By contrast, although only a relatively small proportion of workers in the public sector are low paid, the size of this sector is such that it accounts for over a quarter of all low-paid workers aged 25 and over. Furthermore, this does not include those low-paid workers employed by contractors working for the public sector.

Although it is not possible to produce a precise figure, probably no more than a fifth of low-paid employees work in sectors exposed to international competition. This means that most low-paid workers are low paid because of decisions taken by employers in Britain.
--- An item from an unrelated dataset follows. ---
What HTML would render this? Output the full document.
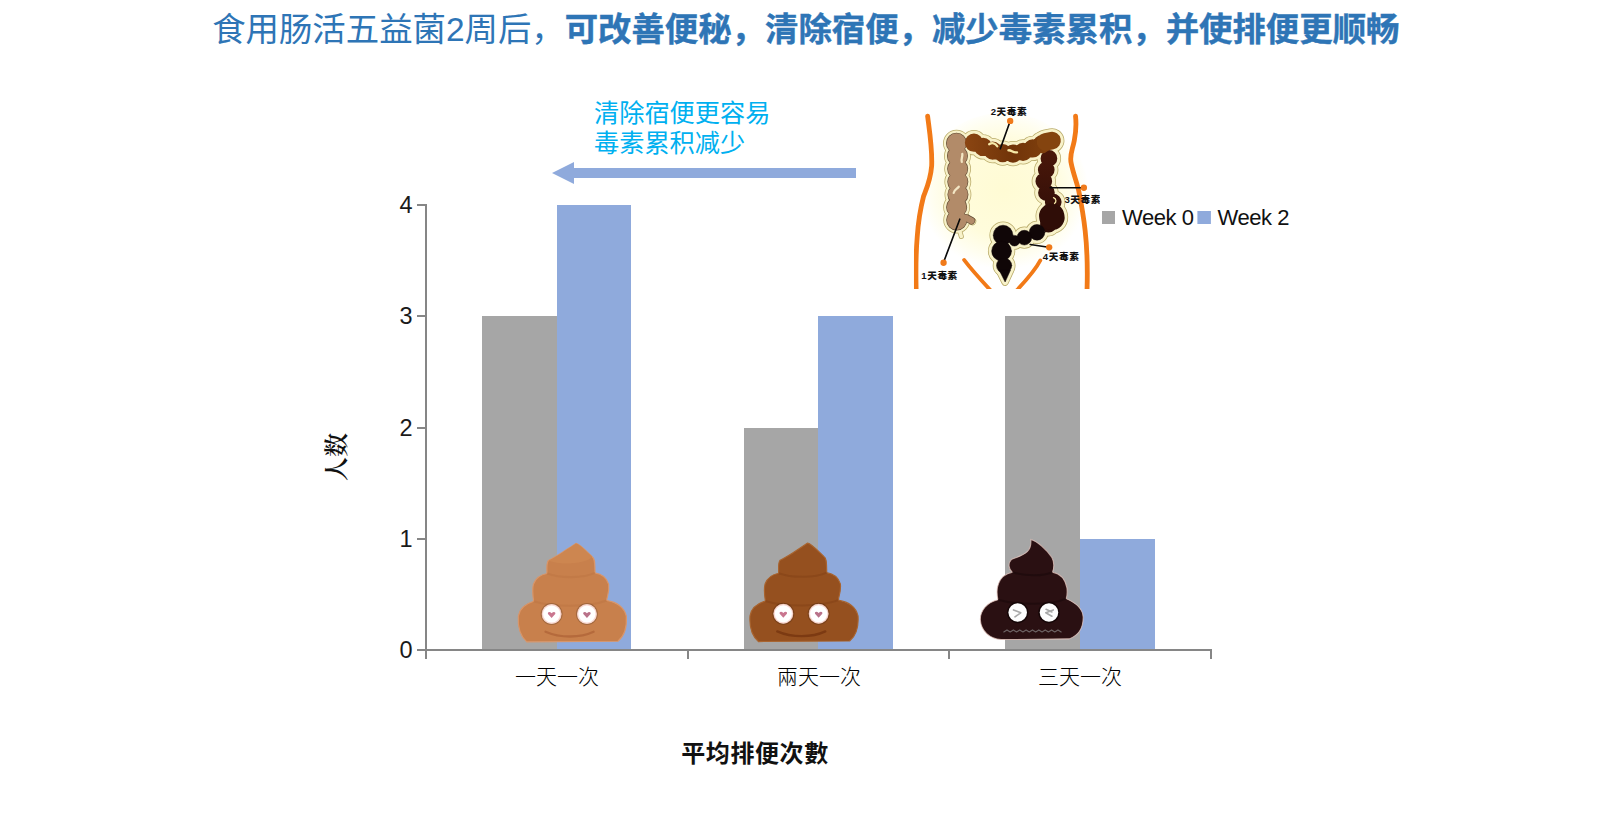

A further striking observation is that very few low-paid workers are unionised: one in eight of those earning £6.50 or less per hour compared with getting on for half of those earnings £10 to £20 per hour.

The quality of a job is, of course, about more than simply low pay. It also encompasses job security, future prospects, and terms and conditions of work. Each of these appears to remain a major problem.

Job security: nearly half of men who find work, and a third of women, no longer have that work six months later. This shows the short-term nature of the jobs that many unemployed people go into.

Future prospects: only a small minority of employees with no educational qualifications receive any job-related training at work.

Terms and conditions: more than half of employees on below-average incomes are not contributing to a non-state pension.

This government has introduced two major initiatives to tackle in-work poverty, namely the minimum wage and tax credits. The minimum wage is now reaching a level such that households where all the adults are working full-time should no longer be in poverty. And tax credits can considerably boost the incomes of those with children, particularly lone parents.

But, even in combination, the minimum wage and tax credits have not succeeded in reducing overall levels of in-work poverty. Furthermore, both address the consequences of low pay rather than its causes.

Indeed, it could be argued that both send out the wrong message to employers, with the minimum wage saying ‘it is okay for you not to pay any more’ and tax credits saying ‘don’t worry if your employees are in poverty, we will handle the situation’.

If the government’s anti-poverty strategy is to retain momentum, finding more fundamental solutions to the problems of low pay will be central. A good starting point might be with the quarter of low-paid workers employed directly by the public sector.

Peter Kenway is Director of the New Policy Institute.